900 neue öffentliche Mietwohnungen…
…könnte der Staat bauen wenn er den Briefumschlag abholen wollte, den Frau Margrethe Vestager, die europäische Kommissarin für Konkurrenzfragen, in ihrer Schublade für den luxemburgischen Staat bereit hält. Nur der will ihn nicht abholen.
Vertiefende Untersuchung eingeleitet
Nun, die einleitende Darstellung stimmt nicht ganz. Richtig ist, dass die Kommissarin eine Voruntersuchung abgeschlossen hat, die eine Steuervermeidung des französischen Multis Engie bzw. seinem Vorgänger GDF-Suez betrifft. Zum ersten Mal wurde dieser Tage eine Chiffrierung gewagt: 300 Millionen oder auch noch mehr soll Engie dem Staat an Steuergeldern abliefern, wenn die vertiefende Untersuchung, die jetzt eingeleitet ist, einmal abgeschlossen ist.
Engie bleibt ganz cool. Alle gewünschten Informationen würden der Kommission oder dem luxemburgischen Staat geliefert. Und: niemand bezichtige Engie, den Fiskus betrogen zu haben. Und so ist es formal gesehen wohl auch. Beschuldigt wird der luxemburgische Staat, die Regeln der gerechten Konkurrenz zwischen Konzernen missachtet zu haben, indem er geschuldete Steuergelder nicht einkassierte. Denn die Frau Vestager ist nicht zuständig für soziale Gerechtigkeit, nicht für die gerechte Verteilung des Mehrprodukts, nicht für die gewissenhafte Arbeit der Steuerverwaltungen, sondern dafür, dass die Konzerne untereinander nicht durch staatliche Maßnahmen bevorteilt oder diskriminiert werden. Die Steuersätze in der EU bleiben immer noch bei der nationalstaatlichen Souveränität, die Wahrung der Konkurrenz ist europäische Sache.

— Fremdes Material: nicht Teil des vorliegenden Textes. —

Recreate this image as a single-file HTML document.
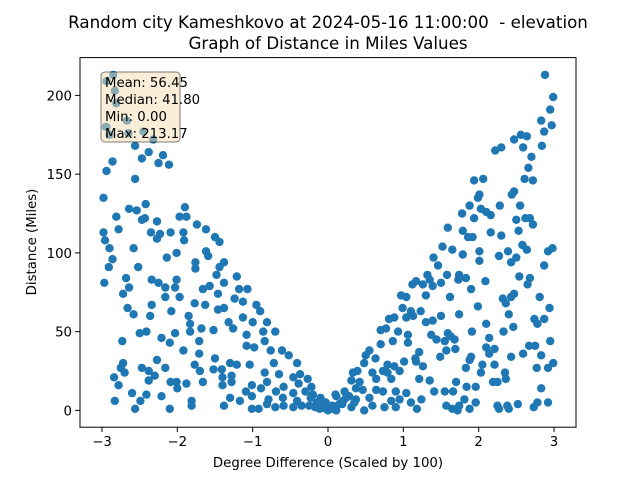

Verschieben von Kapitalien
Aus der 56seitigen Voruntersuchung geht hervor, dass zwei Töchter von GDF-Suez, LNG Supply (LNG) und GDF Suez Treasury Management (GSTM) 2009-2011 zwei Anleihen bei zwei anderen Filialen der Gruppe, LNG Luxembourg, dann Elecrabel Invest Luxembourg aufgegeben hatten, die in Aktien konvertibel waren. Bereits 2008 hatte das Büro 6 der Steuerverwaltung der Suezgruppe eine Steuerentscheidung (oder Reskript) zugestanden, in der diese Verschiebungen gleichzeitig als Anleihen und als Anteilnahmen innerhalb derselben Kapitalgruppen angesehen wurden. Anleihen und Anteilnahmen werden nicht besteuert. Hingegen können sie von den Steuern abgesetzt werden. „Alles legal“ sagt der Staat. „Derselbe Betrieb kann nicht zweimal bei derselben Transaktion gewinnen,“ sagt die Kommission. Und: „GSTM hat zwischen 600 und 650 Millionen vom steuerpflichtigen Einkommen abgesetzt, LNG zwischen 400 und 450 Millionen. Diese Summe von etwa einer Milliarde € hätte nach dem luxemburgischen Gesetz zu 29% besteuert werden müssen, was runde 300 Millionen Steuerrückstände ausmacht. Bitte einfordern!“
Ein Schrecken ohne Ende
An diesem Beispiel zeigt sich, wie wertvoll Luxleaks sind. Sie haben zu Offenlegungen geführt, die nun der Konkurrenzkontrolle in Brüssel wertvolle Informationen liefern. Alte Steuerrückstände werden aufgedeckt. FIAT wurde bereits zur Nachzahlung von 30 Millionen verurteilt, Amazon und Mac Donald’s warten darauf. Luxleaks wirkt nach. Danke Whistleblowers!
Tausende Haushalte in Luxemburg warten auf eine bezahlbare Mietwohnung. Sie werden wohl noch lange warten. Denn das ist Luxemburg mit seinem Herrn Hansen. Nicht Brüssel mit seiner Frau Vestager. Und sowieso haben beide Situationen gar nichts miteinander zu tun…sagt man.